I went to Bay View Elementary School, I wasn’t the brightest student but I definitely wasn’t the shyest. I was very talkative and my words spoke just as loud as my actions did. I still was treated like a princess, who got attention from all of her aunts and uncles. One mid-spring after school, my grandma who took care of me for six years, who I had seen more than my mom on a regular daily basis, passed away. I didn’t know what to do, never in my life did I experience death in the family. My emotions held me back; I had tried to cry, but I couldn’t until I reached Dominican Hospital with my aunts. The room was crowded with my aunts and uncles, the hall ways were dark and silent. I shivered and prayed that the news wasn’t true but, it was. I sobbed until fell asleep in my mom’s arms.

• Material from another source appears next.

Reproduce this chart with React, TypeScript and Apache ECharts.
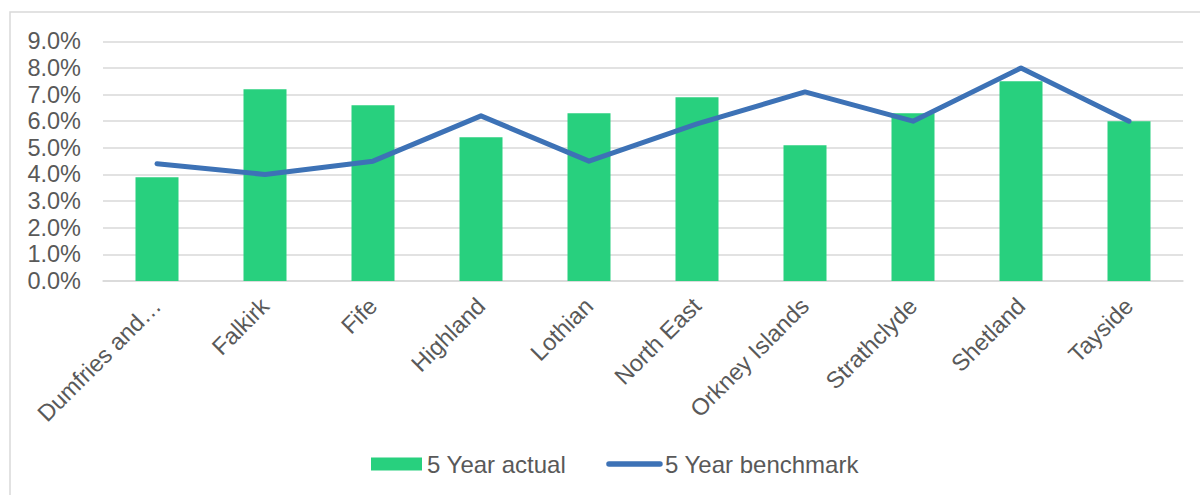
import React, { useEffect, useRef } from "react";
import * as echarts from "echarts";

const categories = [
  "Dumfries and…",
  "Falkirk",
  "Fife",
  "Highland",
  "Lothian",
  "North East",
  "Orkney Islands",
  "Strathclyde",
  "Shetland",
  "Tayside",
];
const actual = [3.9, 7.2, 6.6, 5.4, 6.3, 6.9, 5.1, 6.3, 7.5, 6.0];
const benchmark = [4.4, 4.0, 4.5, 6.2, 4.5, 5.9, 7.1, 6.0, 8.0, 6.0];
const seriesNames = ["5 Year actual", "5 Year benchmark"];

const FONT = "'Liberation Sans', Arial, sans-serif";
const TEXT = "#595959";
const GRID = "#d9d9d9";
const GREEN = "#28d07e";
const BLUE = "#3d72b6";

export default function App() {
  const ref = useRef<HTMLDivElement>(null);
  useEffect(() => {
    if (!ref.current) return;
    const chart = echarts.init(ref.current, null, { renderer: "svg" });
    chart.setOption({
      animation: false,
      backgroundColor: "#ffffff",
      textStyle: { fontFamily: FONT },
      graphic: [
        {
          type: "rect",
          shape: { x: 10, y: 12, width: 1200, height: 500 },
          style: { fill: "none", stroke: GRID, lineWidth: 1.5 },
          silent: true,
        },
      ],
      grid: { left: 103, right: 17, top: 41.3, bottom: 214 },
      legend: {
        left: 371,
        top: 452,
        padding: 0,
        itemWidth: 51,
        itemHeight: 13,
        itemGap: 40,
        textStyle: { fontFamily: FONT, fontSize: 24, color: TEXT },
        data: [
          { name: seriesNames[0], icon: "rect" },
          {
            name: seriesNames[1],
            itemStyle: { opacity: 0 },
            lineStyle: { width: 5.5, cap: "round", color: BLUE },
          },
        ],
      },
      xAxis: {
        type: "category",
        data: categories,
        axisTick: { show: false },
        axisLine: { show: true, lineStyle: { color: GRID, width: 1.5 } },
        axisLabel: {
          interval: 0,
          rotate: 45,
          margin: 21,
          fontFamily: FONT,
          fontSize: 23.5,
          color: TEXT,
        },
      },
      yAxis: {
        type: "value",
        min: 0,
        max: 9,
        interval: 1,
        axisLine: { show: false },
        axisTick: { show: false },
        splitLine: { lineStyle: { color: GRID, width: 1.5 } },
        axisLabel: {
          margin: 22,
          fontFamily: FONT,
          fontSize: 23.5,
          color: TEXT,
          formatter: (v: number) => v.toFixed(1) + "%",
        },
      },
      series: [
        {
          name: seriesNames[0],
          type: "bar",
          data: actual,
          barWidth: 43,
          itemStyle: { color: GREEN },
        },
        {
          name: seriesNames[1],
          type: "line",
          data: benchmark,
          symbol: "none",
          showSymbol: false,
          lineStyle: { color: BLUE, width: 5, cap: "round", join: "round" },
          itemStyle: { color: BLUE },
        },
      ],
    });
    return () => chart.dispose();
  }, []);
  return (
    <div
      ref={ref}
      style={{ position: "absolute", left: 0, top: 0, width: 1200, height: 495 }}
    />
  );
}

Now all I have left of my grandma are hopes dreams for me and having a good future and of course our pictures together. Missing my eighth grade graduation to go back to my foreign country to see my grandma’s burial was worth it. From then on I knew my life would experience some dramatic changes.


I am now seventeen years old and a senior at Santa Cruz High School. I look back at the past experience I have had and treasure them, although there were some you could say I regret. My carefree mind is now a matured mind, though I still worry about what others have to say about me. I learned that I should love myself and place myself first before anyone else but at the same tome to not be selfish. I do what I have to do, and I don’t have anyone pull me back. I now live with my aunts and my mom at a house that we just moved into five months ago. I still miss my grandma, and I pray to her often. I look back to when she always would give me chocolate and we’d sit down and way Days of Our Lives, her favorite soap opera. Now I watch it alone.